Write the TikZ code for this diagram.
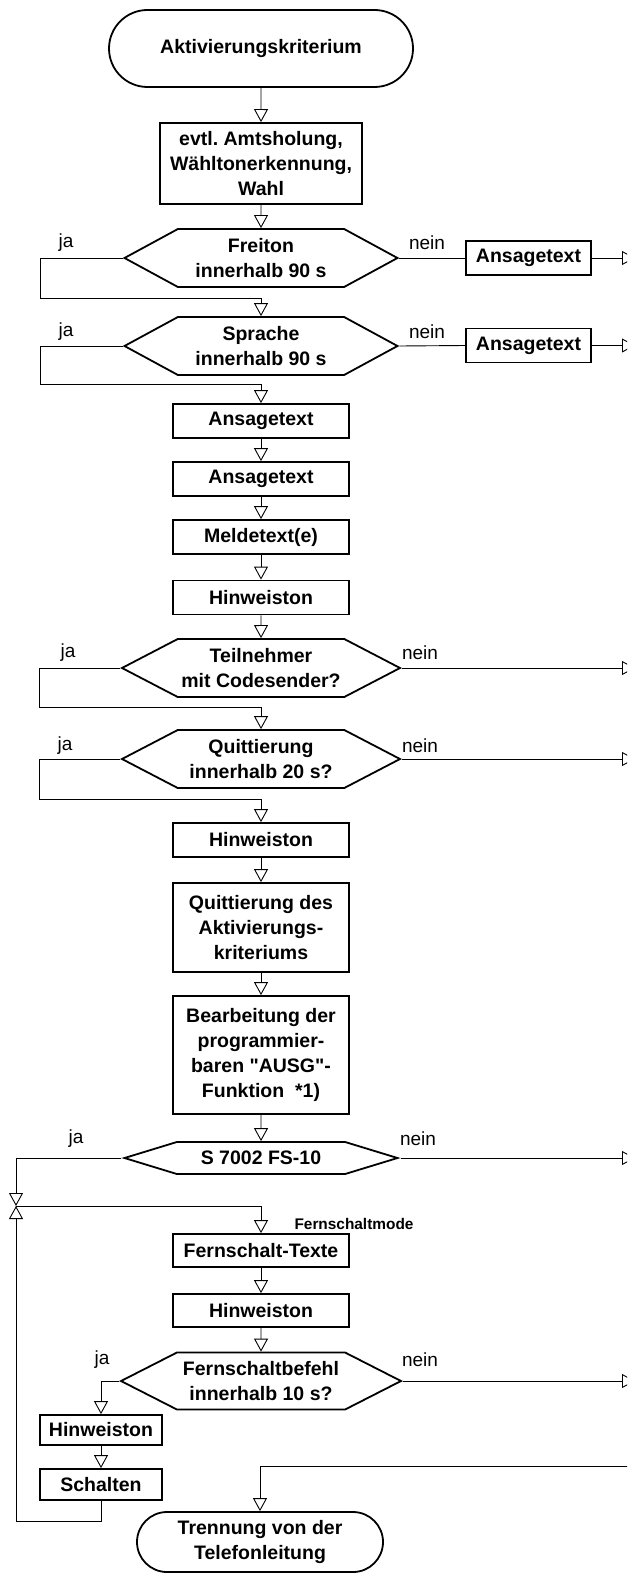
\documentclass[tikz,border=0pt]{standalone}
\usepackage{fontspec}
\setmainfont{Liberation Sans}[Ligatures=TeXOff]
\frenchspacing
\usetikzlibrary{arrows.meta,positioning,shapes.misc,shapes.symbols}

\begin{document}
\begin{tikzpicture}[x=1pt,y=-1pt,
    proc/.style={draw, line width=1.8pt, align=center, inner sep=1pt,
        font=\bfseries\fontsize{19.5}{25}\selectfont,
        minimum width=176pt, minimum height=34pt},
    term/.style={proc, rounded rectangle},
    decide/.style={proc, signal, signal to=east and west, signal pointer angle=#1},
    flow/.style={line width=0.9pt, -{Triangle[open,length=13pt,width=14pt]}},
    lbl/.style={font=\fontsize{19}{23}\selectfont, inner sep=0pt}]
    \useasboundingbox (0,0) rectangle (627,1573);
    \clip (0,0) rectangle (627,1573);

    % main column
    \node[term, minimum width=306pt, minimum height=77pt] (start) at (261,48.5) {Aktivierungskriterium};
    \node[proc, minimum width=202pt, minimum height=81pt] (amt) at (261,163.5) {evtl. Amtsholung,\\W\"ahltonerkennung,\\Wahl};
    \node[decide=57, minimum width=273pt, minimum height=58pt] (frei) at (261,258) {Freiton\\innerhalb 90 s};
    \node[proc, minimum width=125pt] (ans1) at (528.5,258) {Ansagetext};
    \node[decide=57, minimum width=273pt, minimum height=58pt] (spr) at (261,346) {Sprache\\innerhalb 90 s};
    \node[proc, minimum width=125pt] (ans2) at (528.5,345.5) {Ansagetext};
    \node[proc] (ans3) at (261,421) {Ansagetext};
    \node[proc] (ans4) at (261,479) {Ansagetext};
    \node[proc] (meld) at (261,537) {Meldetext(e)};
    \node[proc] (hin1) at (261,597.5) {Hinweiston};
    \node[decide=55, minimum width=278pt, minimum height=58pt] (teil) at (261,668) {Teilnehmer\\mit Codesender?};
    \node[decide=55, minimum width=278pt, minimum height=58pt] (quit) at (261,759) {Quittierung\\innerhalb 20 s?};
    \node[proc] (hin2) at (261,840) {Hinweiston};
    \node[proc, minimum height=89pt] (qdes) at (261,927.5) {Quittierung des\\Aktivierungs-\\kriteriums};
    \node[proc, minimum height=118pt] (bearb) at (261,1055) {Bearbeitung der\\programmier-\\baren "AUSG"-\\Funktion~ *1)};
    \node[decide=34, minimum width=273pt, minimum height=32pt] (fs) at (261,1158) {S 7002 FS-10};
    \node[proc, minimum height=33pt] (fstx) at (261,1250.5) {Fernschalt-Texte};
    \node[proc, minimum height=33pt] (hin3) at (261,1310.5) {Hinweiston};
    \node[decide=54, minimum width=280pt, minimum height=57pt] (fsb) at (261,1381) {Fernschaltbefehl\\innerhalb 10 s?};
    \node[proc, minimum width=122pt, minimum height=30pt] (hin4) at (101,1430) {Hinweiston};
    \node[proc, minimum width=122pt, minimum height=31pt] (schalt) at (101,1484.5) {Schalten};
    \node[term, minimum width=248pt, minimum height=60pt] (trenn) at (260,1542) {Trennung von der\\Telefonleitung};
    \node[font=\bfseries\fontsize{15.4}{18}\selectfont, inner sep=0pt] (mode) at (354,1224) {Fernschaltmode};

    % ja / nein
    \node[lbl] (ja1) at (66,243) {ja};
    \node[lbl] (nein1) at (427,243) {nein};
    \node[lbl] (ja2) at (66,332) {ja};
    \node[lbl] (nein2) at (427,332) {nein};
    \node[lbl] (ja3) at (68,653) {ja};
    \node[lbl] (nein3) at (420,653) {nein};
    \node[lbl] (ja4) at (65,746) {ja};
    \node[lbl] (nein4) at (420,746) {nein};
    \node[lbl] (ja5) at (76,1139) {ja};
    \node[lbl] (nein5) at (418,1139) {nein};
    \node[lbl] (ja6) at (102,1360) {ja};
    \node[lbl] (nein6) at (420,1360) {nein};

    % loop and exit points
    \coordinate (l1) at (40,298);
    \coordinate (l2) at (40,384);
    \coordinate (l3) at (39,707);
    \coordinate (l4) at (39,799);
    \coordinate (jn) at (16,1206);
    \coordinate (lb) at (16,1521);
    \coordinate (r1) at (635,258);
    \coordinate (r2) at (635,345.5);
    \coordinate (r3) at (635,668);
    \coordinate (r4) at (635,759);
    \coordinate (r5) at (635,1158);
    \coordinate (r6) at (635,1381);
    \coordinate (r7) at (640,1466);

    % connectors
    \draw[flow] (start) -- (amt);
    \draw[flow] (amt) -- (frei);
    \draw[line width=0.9pt] (frei.east) -- (ans1.west);
    \draw[flow] (ans1.east) -- (r1);
    \draw[flow] (frei.west) -| (l1) -| (spr.north);
    \draw[line width=0.9pt] (spr.east) -- (ans2.west);
    \draw[flow] (ans2.east) -- (r2);
    \draw[flow] (spr.west) -| (l2) -| (ans3.north);
    \draw[flow] (ans3) -- (ans4);
    \draw[flow] (ans4) -- (meld);
    \draw[flow] (meld) -- (hin1);
    \draw[flow] (hin1) -- (teil);
    \draw[flow] (teil.east) -- (r3);
    \draw[flow] (teil.west) -| (l3) -| (quit.north);
    \draw[flow] (quit.east) -- (r4);
    \draw[flow] (quit.west) -| (l4) -| (hin2.north);
    \draw[flow] (hin2) -- (qdes);
    \draw[flow] (qdes) -- (bearb);
    \draw[flow] (bearb) -- (fs);
    \draw[flow] (fs.east) -- (r5);
    \draw[flow] (fs.west) -| (jn);
    \draw[flow] (jn) -| (fstx.north);
    \draw[flow] (fstx) -- (hin3);
    \draw[flow] (hin3) -- (fsb);
    \draw[flow] (fsb.east) -- (r6);
    \draw[flow] (fsb.west) -| (hin4.north);
    \draw[flow] (hin4) -- (schalt);
    \draw[flow] (schalt.south) |- (lb) -- (jn);
    \draw[flow] (r7) -| (trenn.north);
\end{tikzpicture}
\end{document}
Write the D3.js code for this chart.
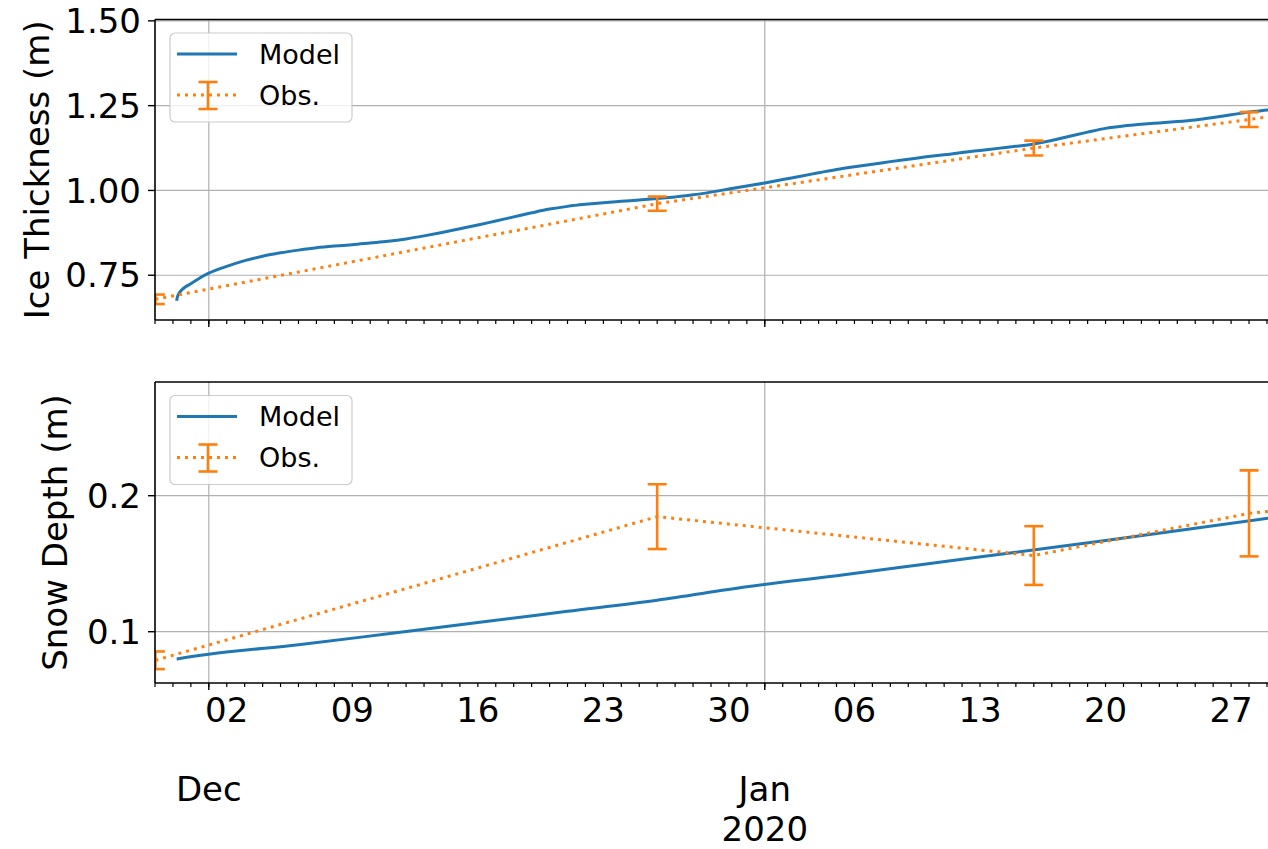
<!DOCTYPE html>
<html><head><meta charset="utf-8">
<script src="https://cdn.jsdelivr.net/npm/d3@7"></script>
<style>
html,body{margin:0;padding:0;background:#fff;}
svg{display:block;font-family:"DejaVu Sans",sans-serif;}
</style></head><body>
<svg id="chart" width="1268" height="849"></svg>
<script>
// ---- Ice thickness: model run ----
const iceModelDates = [
  "2019-11-29 05:00","2019-11-29 06:00","2019-11-29 08:00","2019-11-29 12:00",
  "2019-11-29 17:00","2019-11-30 00:00","2019-11-30 12:00",
  "2019-12-01 00:00","2019-12-02 00:00","2019-12-03 00:00","2019-12-04 00:00",
  "2019-12-05 00:00","2019-12-06 00:00","2019-12-07 00:00","2019-12-08 00:00",
  "2019-12-09 00:00","2019-12-10 00:00","2019-12-11 00:00","2019-12-12 00:00",
  "2019-12-13 00:00","2019-12-14 00:00","2019-12-15 00:00","2019-12-16 00:00",
  "2019-12-17 00:00","2019-12-18 00:00","2019-12-19 00:00","2019-12-20 00:00",
  "2019-12-21 00:00","2019-12-22 00:00","2019-12-23 00:00","2019-12-24 00:00",
  "2019-12-25 00:00","2019-12-26 00:00","2019-12-27 00:00","2019-12-28 00:00",
  "2019-12-29 00:00","2019-12-30 00:00","2019-12-31 00:00","2020-01-01 00:00",
  "2020-01-02 00:00","2020-01-03 00:00","2020-01-04 00:00","2020-01-05 00:00",
  "2020-01-06 00:00","2020-01-07 00:00","2020-01-08 00:00","2020-01-09 00:00",
  "2020-01-10 00:00","2020-01-11 00:00","2020-01-12 00:00","2020-01-13 00:00",
  "2020-01-14 00:00","2020-01-15 00:00","2020-01-16 00:00","2020-01-17 00:00",
  "2020-01-18 00:00","2020-01-19 00:00","2020-01-20 00:00","2020-01-21 00:00",
  "2020-01-22 00:00","2020-01-23 00:00","2020-01-24 00:00","2020-01-25 00:00",
  "2020-01-26 00:00","2020-01-27 00:00","2020-01-28 00:00","2020-01-29 00:00",
  "2020-01-30 00:00"
];
const iceModelValues = [
  0.675,0.686,0.696,0.707,
  0.716,0.725,0.742,
  0.756,0.776,0.793,0.806,
  0.816,0.824,0.831,0.836,
  0.840,0.845,0.850,0.857,
  0.866,0.876,0.887,0.898,
  0.910,0.922,0.934,0.945,
  0.953,0.959,0.964,0.968,
  0.972,0.976,0.981,0.987,
  0.995,1.004,1.013,1.022,
  1.032,1.042,1.052,1.062,
  1.070,1.077,1.085,1.092,
  1.099,1.105,1.112,1.118,
  1.124,1.130,1.137,1.147,
  1.160,1.172,1.183,1.190,
  1.195,1.199,1.203,1.208,
  1.215,1.223,1.231,1.237,
  1.243
];

// ---- Ice thickness: observations (mean, error) ----
const iceObsDates  = ["2019-11-28 00:30","2019-12-26 00:00","2020-01-16 00:00","2020-01-28 00:00","2020-02-04 00:00"];
const iceObsValues = [0.679, 0.961, 1.125, 1.209, 1.264];
const iceObsErrors = [0.014, 0.021, 0.022, 0.022, 0.022];

// ---- Snow depth: model run ----
const snowModelDates = [
  "2019-11-29 05:00","2019-12-01 00:00","2019-12-06 00:00","2019-12-11 00:00",
  "2019-12-16 00:00","2019-12-21 00:00","2019-12-26 00:00","2019-12-31 00:00",
  "2020-01-05 00:00","2020-01-10 00:00","2020-01-15 00:00","2020-01-20 00:00",
  "2020-01-25 00:00","2020-01-30 00:00"
];
const snowModelValues = [
  0.0800,0.0834,0.0904,0.0985,
  0.1068,0.1150,0.1232,0.1330,
  0.1412,0.1498,0.1584,0.1670,
  0.1760,0.1852
];

// ---- Snow depth: observations (mean, error) ----
const snowObsDates  = ["2019-11-28 00:30","2019-12-26 00:00","2020-01-16 00:00","2020-01-28 00:00","2020-02-04 00:00"];
const snowObsValues = [0.079, 0.1846, 0.156, 0.187, 0.196];
const snowObsErrors = [0.0065, 0.0238, 0.0216, 0.0316, 0.03];

// ---- Axis settings ----
const xDomain = ["2019-11-28 00:00", "2020-02-01 00:00"];
const iceTicks  = [0.75, 1.00, 1.25, 1.50];
const snowTicks = [0.1, 0.2];
const iceLimits  = [0.618, 1.504];
const snowLimits = [0.0623, 0.2836];
const seriesNames = ["Model", "Obs."];

const parse = d3.utcParse("%Y-%m-%d %H:%M");
const BLUE = "#1f77b4", ORANGE = "#ff7f0e", GRID = "#b0b0b0";

const svg = d3.select("#chart");
svg.append("rect").attr("width", 1268).attr("height", 849).attr("fill", "#fff");

const left = 155, pxPerDay = 17.935;
const d0 = parse(xDomain[0]), d1 = parse(xDomain[1]);
const x = d3.scaleUtc().domain([d0, d1])
  .range([left, left + (d1 - d0) / 864e5 * pxPerDay]);
const right = x.range()[1];

const panels = [
  { top: 19.5, bottom: 320, limits: iceLimits, ticks: iceTicks, fmt: d3.format(".2f"),
    label: "Ice Thickness (m)", labelX: 49,
    model: iceModelDates.map((d, i) => ({ t: parse(d), v: iceModelValues[i] })),
    obs: iceObsDates.map((d, i) => ({ t: parse(d), v: iceObsValues[i], e: iceObsErrors[i] })),
    xLabels: false },
  { top: 382, bottom: 683, limits: snowLimits, ticks: snowTicks, fmt: d3.format(".1f"),
    label: "Snow Depth (m)", labelX: 67,
    model: snowModelDates.map((d, i) => ({ t: parse(d), v: snowModelValues[i] })),
    obs: snowObsDates.map((d, i) => ({ t: parse(d), v: snowObsValues[i], e: snowObsErrors[i] })),
    xLabels: true }
];

const dayTicks = d3.utcDay.range(d0, d1);
const mondayTicks = d3.utcMonday.range(d0, d1);
const monthTicks = d3.utcMonth.range(d0, d1);

panels.forEach((p, pi) => {
  const y = d3.scaleLinear().domain(p.limits).range([p.bottom, p.top]);
  const g = svg.append("g");
  const clipId = "clip" + pi;
  svg.append("clipPath").attr("id", clipId).append("rect")
    .attr("x", left).attr("y", p.top).attr("width", right - left).attr("height", p.bottom - p.top);

  // grid
  const grid = g.append("g").attr("stroke", GRID).attr("stroke-width", 1.2);
  grid.selectAll(".gx").data(monthTicks).join("line")
    .attr("x1", d => x(d)).attr("x2", d => x(d)).attr("y1", p.top).attr("y2", p.bottom);
  grid.selectAll(".gy").data(p.ticks).join("line")
    .attr("x1", left).attr("x2", right).attr("y1", d => y(d)).attr("y2", d => y(d));

  const plot = g.append("g").attr("clip-path", `url(#${clipId})`);

  // model line
  const line = d3.line().x(d => x(d.t)).y(d => y(d.v)).curve(d3.curveMonotoneX);
  plot.append("path").datum(p.model).attr("d", line)
    .attr("fill", "none").attr("stroke", BLUE).attr("stroke-width", 3);

  // obs dotted line
  const obsLine = d3.line().x(d => x(d.t)).y(d => y(d.v));
  plot.append("path").datum(p.obs).attr("d", obsLine)
    .attr("fill", "none").attr("stroke", ORANGE).attr("stroke-width", 3)
    .attr("stroke-dasharray", "3 5");

  // error bars
  const eb = plot.append("g").attr("stroke", ORANGE).attr("stroke-width", 2.6);
  p.obs.forEach(d => {
    const cx = x(d.t);
    eb.append("line").attr("x1", cx).attr("x2", cx).attr("y1", y(d.v - d.e)).attr("y2", y(d.v + d.e));
    eb.append("line").attr("x1", cx - 9.5).attr("x2", cx + 9.5).attr("y1", y(d.v - d.e)).attr("y2", y(d.v - d.e));
    eb.append("line").attr("x1", cx - 9.5).attr("x2", cx + 9.5).attr("y1", y(d.v + d.e)).attr("y2", y(d.v + d.e));
  });

  // spines
  const sp = g.append("g").attr("stroke", "#000").attr("stroke-width", 1.6);
  sp.append("line").attr("x1", left).attr("x2", right).attr("y1", p.top).attr("y2", p.top);
  sp.append("line").attr("x1", left).attr("x2", right).attr("y1", p.bottom).attr("y2", p.bottom);
  sp.append("line").attr("x1", left).attr("x2", left).attr("y1", p.top).attr("y2", p.bottom);
  sp.append("line").attr("x1", right).attr("x2", right).attr("y1", p.top).attr("y2", p.bottom);

  // y ticks & labels
  const yt = g.append("g");
  yt.selectAll("line").data(p.ticks).join("line")
    .attr("x1", left - 7).attr("x2", left).attr("y1", d => y(d)).attr("y2", d => y(d))
    .attr("stroke", "#000").attr("stroke-width", 1.4);
  yt.selectAll("text").data(p.ticks).join("text")
    .attr("x", left - 14).attr("y", d => y(d)).attr("dy", "0.36em")
    .attr("text-anchor", "end").attr("font-size", 34).attr("fill", "#000")
    .text(p.fmt);

  // x ticks (daily minor, monthly major)
  const xt = g.append("g").attr("stroke", "#000").attr("stroke-width", 1.2);
  xt.selectAll(".mn").data(dayTicks).join("line")
    .attr("x1", d => x(d)).attr("x2", d => x(d)).attr("y1", p.bottom).attr("y2", p.bottom + 4);
  xt.selectAll(".mj").data(monthTicks).join("line")
    .attr("x1", d => x(d)).attr("x2", d => x(d)).attr("y1", p.bottom).attr("y2", p.bottom + 7)
    .attr("stroke-width", 1.4);

  if (p.xLabels) {
    const lab = g.append("g").attr("font-size", 34).attr("text-anchor", "middle").attr("fill", "#000");
    lab.selectAll(".wk").data(mondayTicks).join("text")
      .attr("x", d => x(d)).attr("y", p.bottom + 39).text(d3.utcFormat("%d"));
    // month names, with the year on a second line at the start of a year
    lab.selectAll(".mo").data(monthTicks).join("text")
      .attr("x", d => x(d)).attr("y", p.bottom + 118).text(d3.utcFormat("%b"));
    lab.selectAll(".yr").data(monthTicks.filter(d => d.getUTCMonth() === 0)).join("text")
      .attr("x", d => x(d)).attr("y", p.bottom + 158).text(d3.utcFormat("%Y"));
  }

  // y axis title
  g.append("text").attr("transform", `translate(${p.labelX},${(p.top + p.bottom) / 2}) rotate(-90)`)
    .attr("text-anchor", "middle").attr("font-size", 34).attr("fill", "#000").text(p.label);

  // legend
  const lg = g.append("g").attr("transform", `translate(170,${p.top + 13.5})`);
  lg.append("rect").attr("width", 182).attr("height", 89).attr("rx", 5)
    .attr("fill", "#fff").attr("fill-opacity", 0.8).attr("stroke", "#cccccc").attr("stroke-width", 1.2);
  lg.append("line").attr("x1", 7).attr("x2", 67).attr("y1", 21).attr("y2", 21)
    .attr("stroke", BLUE).attr("stroke-width", 3);
  lg.append("line").attr("x1", 7).attr("x2", 67).attr("y1", 62).attr("y2", 62)
    .attr("stroke", ORANGE).attr("stroke-width", 3).attr("stroke-dasharray", "3 5");
  const le = lg.append("g").attr("stroke", ORANGE).attr("stroke-width", 2.6);
  le.append("line").attr("x1", 38).attr("x2", 38).attr("y1", 49).attr("y2", 76);
  le.append("line").attr("x1", 28.5).attr("x2", 47.5).attr("y1", 49).attr("y2", 49);
  le.append("line").attr("x1", 28.5).attr("x2", 47.5).attr("y1", 76).attr("y2", 76);
  lg.selectAll("text").data(seriesNames).join("text")
    .attr("x", 89).attr("y", (d, i) => 21 + i * 41).attr("dy", "0.36em")
    .attr("font-size", 27).attr("fill", "#000").text(d => d);
});
</script>
</body></html>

═══

▶ Short exercise:
Extract each line from the entries above that contains the string "chart".

▶ Response for this exercise:
Write the D3.js code for this chart.
<svg id="chart" width="1268" height="849"></svg>
const svg = d3.select("#chart");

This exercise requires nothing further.